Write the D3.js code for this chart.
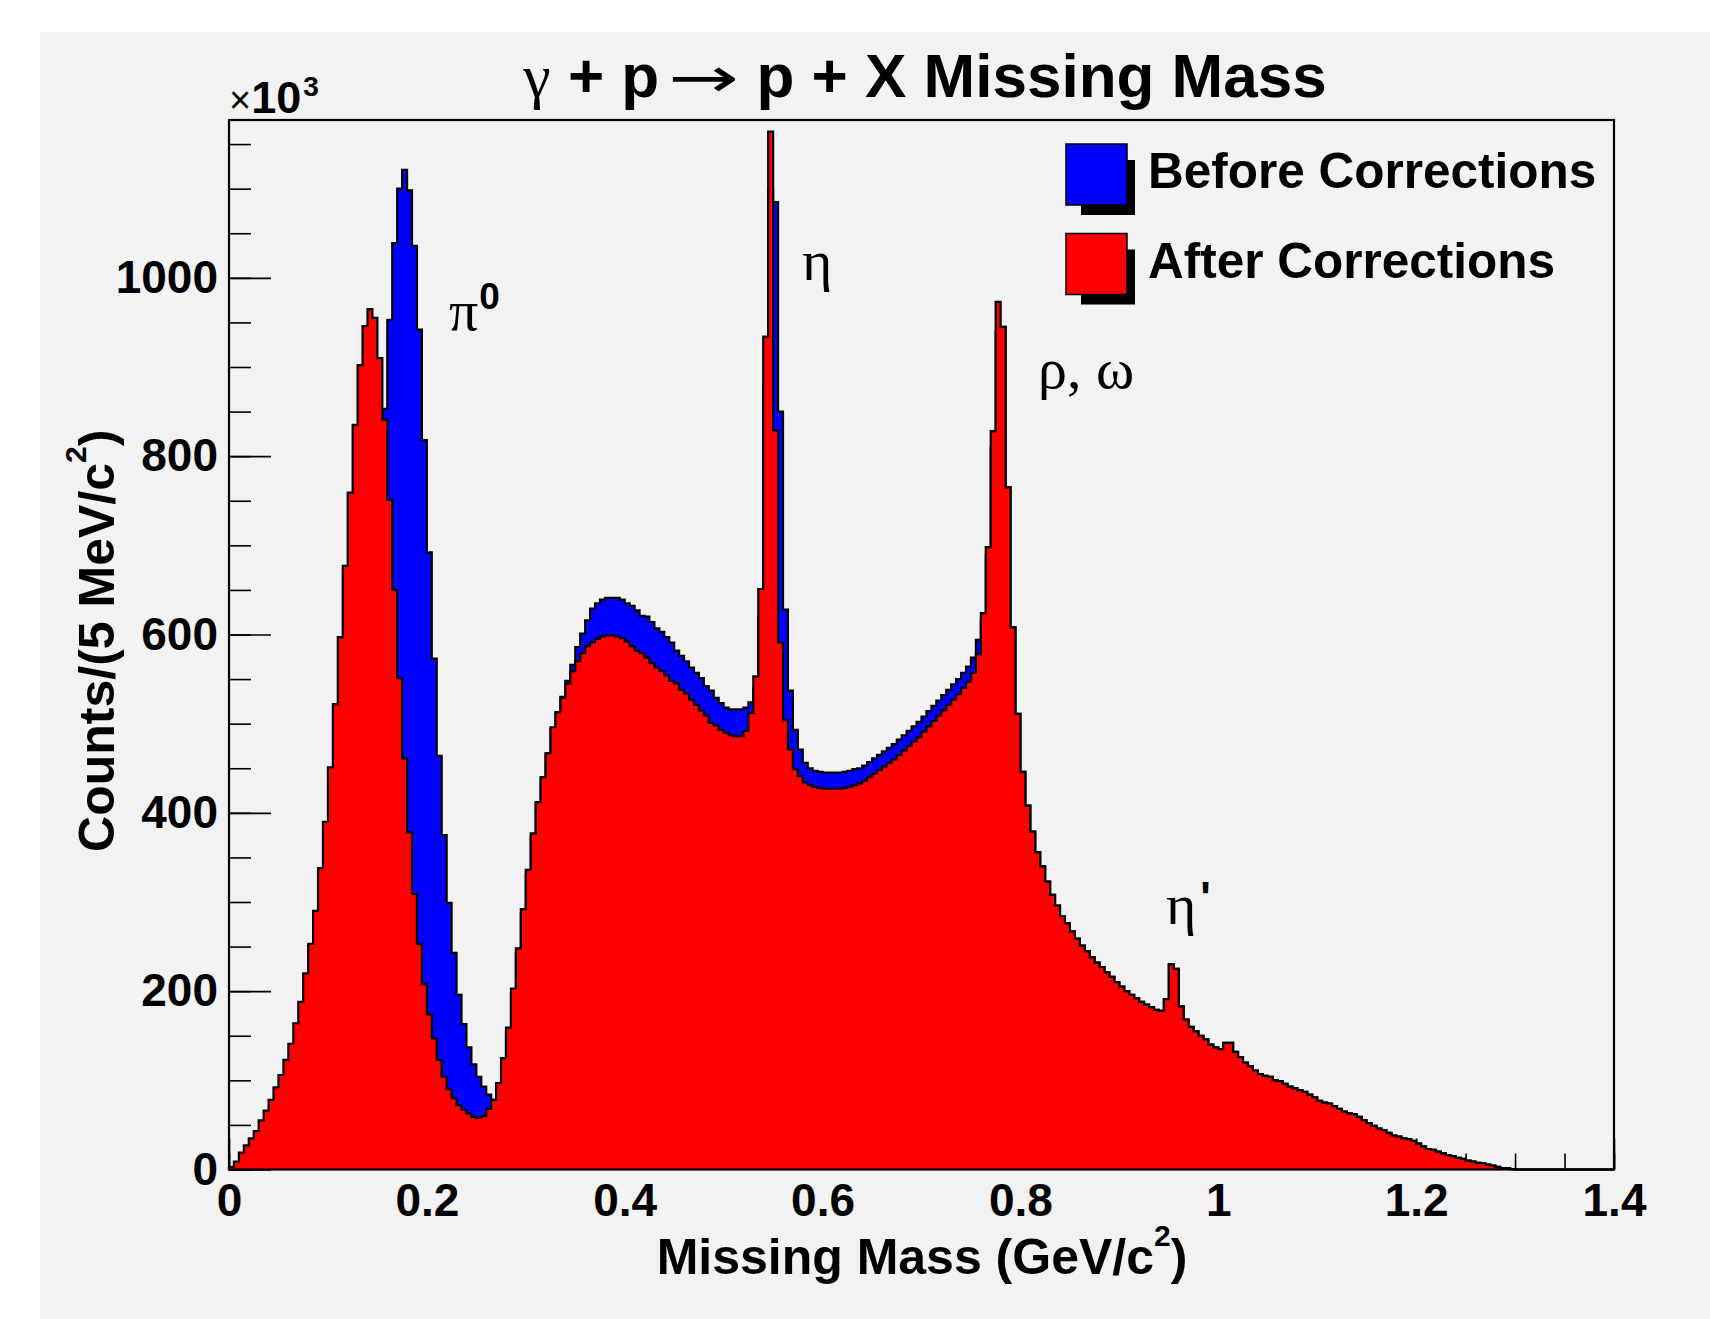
<!DOCTYPE html>
<html><head><meta charset="utf-8">
<script src="https://cdn.jsdelivr.net/npm/d3@7"></script>
<style>html,body{margin:0;padding:0;background:#fff;} svg{display:block;}</style>
</head><body>
<svg id="chart" width="1710" height="1319"></svg>
<script>
// ---------------- data ----------------
const binWidth = 0.005;            // GeV per bin (5 MeV)
const xDomain = [0, 1.4];
const yDomain = [0, 1177];         // counts in units of 10^3
const xTicks = [0, 0.2, 0.4, 0.6, 0.8, 1, 1.2, 1.4];
const xTickLabels = ["0", "0.2", "0.4", "0.6", "0.8", "1", "1.2", "1.4"];
const yTicks = [0, 200, 400, 600, 800, 1000];
const yTickLabels = ["0", "200", "400", "600", "800", "1000"];
const xMinorStep = 0.05;
const yMinorStep = 50;
const seriesNames = ["Before Corrections", "After Corrections"];
const seriesColors = ["#0000ff", "#ff0000"];

// After corrections (x10^3 counts per 5 MeV bin), bins from 0 to 1.4 GeV
const afterCounts = [
  3, 9, 19, 27, 35, 43, 55, 66, 78, 92,
  106, 123, 141, 164, 188, 220, 253, 290, 338, 390,
  451, 522, 597, 677, 759, 835, 902, 946, 965, 955,
  910, 841, 751, 650, 551, 461, 378, 309, 253, 208,
  174, 147, 123, 104, 90, 80, 72, 67, 63, 59,
  58, 60, 68, 78, 97, 125, 159, 203, 248, 292,
  336, 377, 412, 440, 467, 496, 513, 529, 545, 559,
  570, 579, 587, 591, 595, 598, 599, 599, 598, 596,
  592, 587, 582, 579, 574, 568, 563, 559, 554, 548,
  545, 538, 534, 527, 521, 515, 509, 501, 498, 493,
  490, 487, 486, 486, 492, 512, 553, 651, 934, 1164,
  829, 591, 504, 471, 449, 441, 434, 431, 429, 428,
  427, 427, 427, 427, 428, 429, 431, 433, 436, 440,
  444, 448, 452, 456, 460, 465, 470, 475, 480, 485,
  491, 497, 503, 509, 515, 521, 527, 533, 540, 547,
  557, 578, 624, 698, 828, 973, 945, 765, 608, 511,
  446, 408, 379, 356, 340, 323, 308, 296, 284, 276,
  267, 259, 251, 245, 238, 232, 227, 221, 216, 210,
  205, 200, 196, 192, 188, 185, 182, 179, 178, 191,
  230, 225, 183, 168, 160, 155, 150, 146, 140, 137,
  135, 142, 142, 132, 126, 120, 116, 111, 107, 105,
  104, 100, 99, 96, 93, 91, 89, 87, 84, 81,
  77, 75, 74, 71, 68, 65, 63, 62, 59, 55,
  52, 49, 46, 44, 41, 38, 37, 35, 34, 32,
  29, 26, 23, 22, 20, 18, 16, 15, 13, 12,
  10, 9, 7.5, 7, 5.5, 4.5, 3, 1.5, 1.5, 0.5,
  0, 0, 0, 0, 0, 0, 0, 0, 0, 0,
  0, 0, 0, 0, 0, 0, 0, 0, 0, 0
];

// Before corrections (x10^3 counts per 5 MeV bin)
const beforeCounts = [
  1, 4, 8, 12, 17, 22, 28, 34, 41, 48,
  56, 65, 75, 87, 100, 115, 132, 152, 175, 202,
  232, 268, 310, 360, 418, 485, 560, 640, 720, 785,
  830, 853, 953, 1039, 1100, 1121, 1098, 1036, 942, 818,
  692, 573, 464, 375, 299, 243, 196, 163, 137, 118,
  104, 93, 84, 78, 95, 122, 155, 198, 243, 287,
  331, 373, 410, 438, 465, 494, 512, 530, 548, 566,
  586, 601, 616, 629, 635, 639, 641, 641, 641, 639,
  635, 632, 627, 621, 620, 614, 607, 603, 597, 591,
  582, 576, 570, 563, 557, 551, 542, 537, 529, 523,
  518, 516, 516, 516, 518, 524, 540, 620, 880, 1100,
  1085, 850, 628, 537, 493, 471, 456, 450, 447, 446,
  445, 445, 445, 445, 446, 447, 449, 450, 453, 457,
  461, 465, 469, 473, 477, 482, 487, 492, 497, 502,
  508, 514, 520, 526, 532, 538, 544, 550, 557, 564,
  574, 594, 615, 690, 810, 940, 945, 765, 608, 511,
  446, 408, 379, 356, 340, 323, 308, 296, 284, 276,
  267, 259, 251, 245, 238, 232, 227, 221, 216, 210,
  205, 200, 196, 192, 188, 185, 182, 179, 178, 191,
  230, 225, 183, 168, 160, 155, 150, 146, 140, 137,
  135, 142, 142, 132, 126, 120, 116, 111, 107, 105,
  104, 100, 99, 96, 93, 91, 89, 87, 84, 81,
  77, 75, 74, 71, 68, 65, 63, 62, 59, 55,
  52, 49, 46, 44, 41, 38, 37, 35, 34, 32,
  29, 26, 23, 22, 20, 18, 16, 15, 13, 12,
  10, 9, 7.5, 7, 5.5, 4.5, 3, 1.5, 1.5, 0.5,
  0, 0, 0, 0, 0, 0, 0, 0, 0, 0,
  0, 0, 0, 0, 0, 0, 0, 0, 0, 0
];

// peak annotations, positioned in data coordinates (GeV, x10^3)
const peakNames = ["π", "η", "ρ, ω", "η"];
const peakSups = ["0", "", "", "'"];
const peakMass = [0.2224, 0.5792, 0.8178, 0.9471];
const peakLevel = [941.5, 997.6, 876.6, 275.4];

// ---------------- drawing ----------------
const SANS = "'Liberation Sans', Arial, Helvetica, sans-serif";
const SERIF = "'Liberation Serif', 'Times New Roman', serif";
const svg = d3.select("#chart");
const frame = {x0: 229, x1: 1614, y0: 120, y1: 1169.5};

svg.append("rect").attr("x", 40).attr("y", 32).attr("width", 1670).attr("height", 1287)
  .attr("fill", "#f2f2f2");

const x = d3.scaleLinear().domain(xDomain).range([frame.x0, frame.x1]);
const y = d3.scaleLinear().domain(yDomain).range([frame.y1, frame.y0]);

const area = d3.area().x(d => x(d[0])).y0(y(0)).y1(d => y(d[1])).curve(d3.curveStepAfter);
const line = d3.line().x(d => x(d[0])).y(d => y(d[1])).curve(d3.curveStepAfter);

function drawHist(counts, color) {
  const pts = counts.map((v, i) => [i * binWidth, v]);
  pts.push([counts.length * binWidth, counts[counts.length - 1]]);
  svg.append("path").attr("d", area(pts)).attr("fill", color);
  const outline = [[0, 0], ...pts, [counts.length * binWidth, 0]];
  svg.append("path").attr("d", line(outline)).attr("fill", "none")
    .attr("stroke", "#000").attr("stroke-width", 2.2).attr("stroke-linejoin", "miter");
}

// before histogram
drawHist(beforeCounts, seriesColors[0]);

// axes (ticks drawn under the second histogram, as in the original)
const yMinor = d3.range(0, yDomain[1], yMinorStep);
const xMinor = d3.range(0, 1.4 + 1e-9, xMinorStep);

const gyMinor = svg.append("g").attr("transform", `translate(${frame.x0},0)`)
  .call(d3.axisLeft(y).tickValues(yMinor).tickSize(-22).tickFormat(""));
const gy = svg.append("g").attr("transform", `translate(${frame.x0},0)`)
  .call(d3.axisLeft(y).tickValues(yTicks).tickSize(-42).tickPadding(11)
    .tickFormat((d, i) => yTickLabels[i]));
const gxMinor = svg.append("g").attr("transform", `translate(0,${frame.y1})`)
  .call(d3.axisBottom(x).tickValues(xMinor).tickSize(-16).tickFormat(""));
const gx = svg.append("g").attr("transform", `translate(0,${frame.y1})`)
  .call(d3.axisBottom(x).tickValues(xTicks).tickSize(-31).tickPadding(14)
    .tickFormat((d, i) => xTickLabels[i]));

[gyMinor, gy, gxMinor, gx].forEach(g => {
  g.select(".domain").remove();
  g.selectAll(".tick line").attr("stroke", "#000").attr("stroke-width", 1.6);
  g.selectAll("text").attr("font-family", SANS).attr("font-weight", "bold")
    .attr("font-size", 46).attr("fill", "#000");
});

// after histogram
drawHist(afterCounts, seriesColors[1]);

// frame
svg.append("rect").attr("x", frame.x0).attr("y", frame.y0)
  .attr("width", frame.x1 - frame.x0).attr("height", frame.y1 - frame.y0)
  .attr("fill", "none").attr("stroke", "#000").attr("stroke-width", 2.2);

// title
const title = svg.append("text").attr("x", 925).attr("y", 97).attr("text-anchor", "middle")
  .attr("font-family", SANS).attr("font-weight", "bold").attr("font-size", 62).attr("fill", "#000");
title.append("tspan").attr("font-family", SERIF).attr("font-weight", "normal").text("γ");
title.append("tspan").text(" + p");
title.append("tspan").attr("font-family", "'DejaVu Sans', sans-serif").attr("font-weight", "normal")
  .attr("font-size", 56).attr("dx", 9)
  .attr("textLength", 71).attr("lengthAdjust", "spacingAndGlyphs").text("→");
title.append("tspan").text(" p + X Missing Mass");

// x10^3 multiplier
const mult = svg.append("text").attr("x", 229).attr("y", 113)
  .attr("font-family", SANS).attr("font-weight", "bold").attr("font-size", 45).attr("fill", "#000");
mult.append("tspan").attr("font-weight", "normal").attr("font-size", 38).text("×");
mult.append("tspan").text("10");
mult.append("tspan").attr("font-size", 28).attr("dx", 2).attr("dy", -17).text("3");

// x axis title
const xt = svg.append("text").attr("x", 922).attr("y", 1274).attr("text-anchor", "middle")
  .attr("font-family", SANS).attr("font-weight", "bold").attr("font-size", 50).attr("fill", "#000");
xt.append("tspan").text("Missing Mass (GeV/c");
xt.append("tspan").attr("font-size", 30).attr("dy", -28).text("2");
xt.append("tspan").attr("dy", 28).text(")");

// y axis title
const yt = svg.append("text").attr("transform", `translate(114,${(frame.y0 + frame.y1) / 2 - 4}) rotate(-90)`)
  .attr("text-anchor", "middle")
  .attr("font-family", SANS).attr("font-weight", "bold").attr("font-size", 50).attr("fill", "#000");
yt.append("tspan").text("Counts/(5 MeV/c");
yt.append("tspan").attr("font-size", 30).attr("dy", -28).text("2");
yt.append("tspan").attr("dy", 28).text(")");

// peak labels
peakNames.forEach((name, i) => {
  const t = svg.append("text").attr("x", x(peakMass[i])).attr("y", y(peakLevel[i]))
    .attr("font-family", SERIF).attr("font-size", 58).attr("fill", "#000");
  t.append("tspan").text(name);
  if (peakSups[i]) {
    t.append("tspan").attr("font-family", SANS).attr("font-weight", "bold")
      .attr("font-size", peakSups[i] === "0" ? 37 : 44)
      .attr("dx", peakSups[i] === "0" ? 1 : 4)
      .attr("dy", peakSups[i] === "0" ? -21 : -11).text(peakSups[i]);
  }
});

// legend
seriesNames.forEach((name, i) => {
  const sx = 1066, sy = 144 + i * 89.5, s = 61;
  svg.append("rect").attr("x", sx + 15).attr("y", sy + 16).attr("width", s - 7).attr("height", s - 6)
    .attr("fill", "#000");
  svg.append("rect").attr("x", sx).attr("y", sy).attr("width", s).attr("height", s)
    .attr("fill", seriesColors[i]).attr("stroke", "#000").attr("stroke-width", 1.5);
  svg.append("text").attr("x", 1148).attr("y", 188 + i * 89.5)
    .attr("font-family", SANS).attr("font-weight", "bold").attr("font-size", 49.5)
    .attr("fill", "#000").text(name);
});
</script>
</body></html>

> Your task
Look through the listing and extract every line with "chart" in it.

> Expected output
Write the D3.js code for this chart.
<svg id="chart" width="1710" height="1319"></svg>
const svg = d3.select("#chart");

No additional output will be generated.